This graphic runs through the national champions of German football. Each season is linked back to the time its champion last won the title by an arc. The arcs are all semi-circular so they are wider when the a club’s wait for a title was longer. First time champions have a straight line stretching to infinity. As such, this visualisation highlights and celebrates variety in the history of the title winners, something that is often sadly absent from league football. I have previously done the same for England, Scotland, Spain and Portugal. I’ll combine the graphics for a side by side comparison after I’ve added a few more leagues to the collection.
Until 1963, the national championship was a brief competition contested by regional champions which was played in, and here named after, a single year. The last of these was the 1963 tournament won by Dortmund. After the formation of the Bundesliga, the competition was a more traditional autumn to spring league. The first of these was the 1963-64 tournament won by Köln.
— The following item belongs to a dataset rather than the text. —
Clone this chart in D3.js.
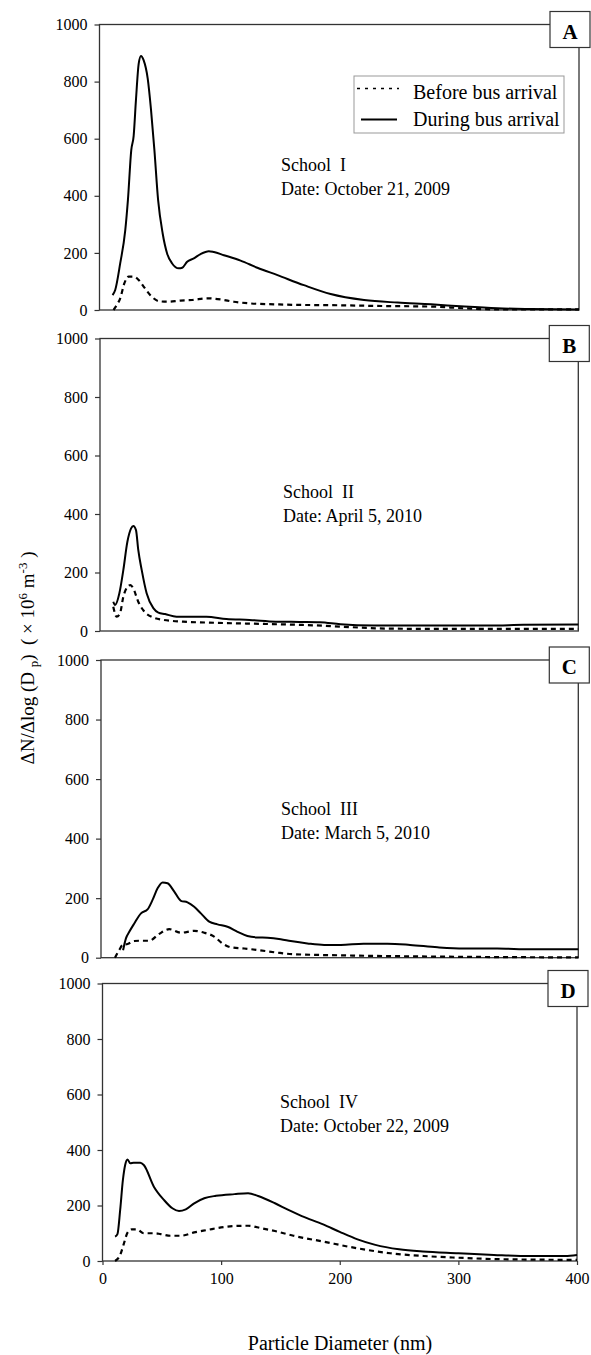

- Germany has had many different champions. Clubs were crowned for the first time on a regular basis over the first seven decades but almost never in the following four. Wolfsburg, 2008-09 champions, are the only new winners since Borussia Mönchengladbach in 1969-70.
- Since regaining the title in 1979-80, Bayern Munich have never gone more than three seasons without winning it or more than three seasons without losing it.
- Bayern aside, the only clear periods of dominance by a single team are Nuremburg in the ’20s and Schalke in the ’30s and ’40s.
- The longest drought between a club’s titles was the 37 seasons between Kaiserslautern’s wins in 1953 and 1990-91.
- The mid ’80s to mid ’90s was a good time for the nostalgic with Stuttgart, Bremen, Kaiserslautern and Dortmund all overcoming relatively long waits.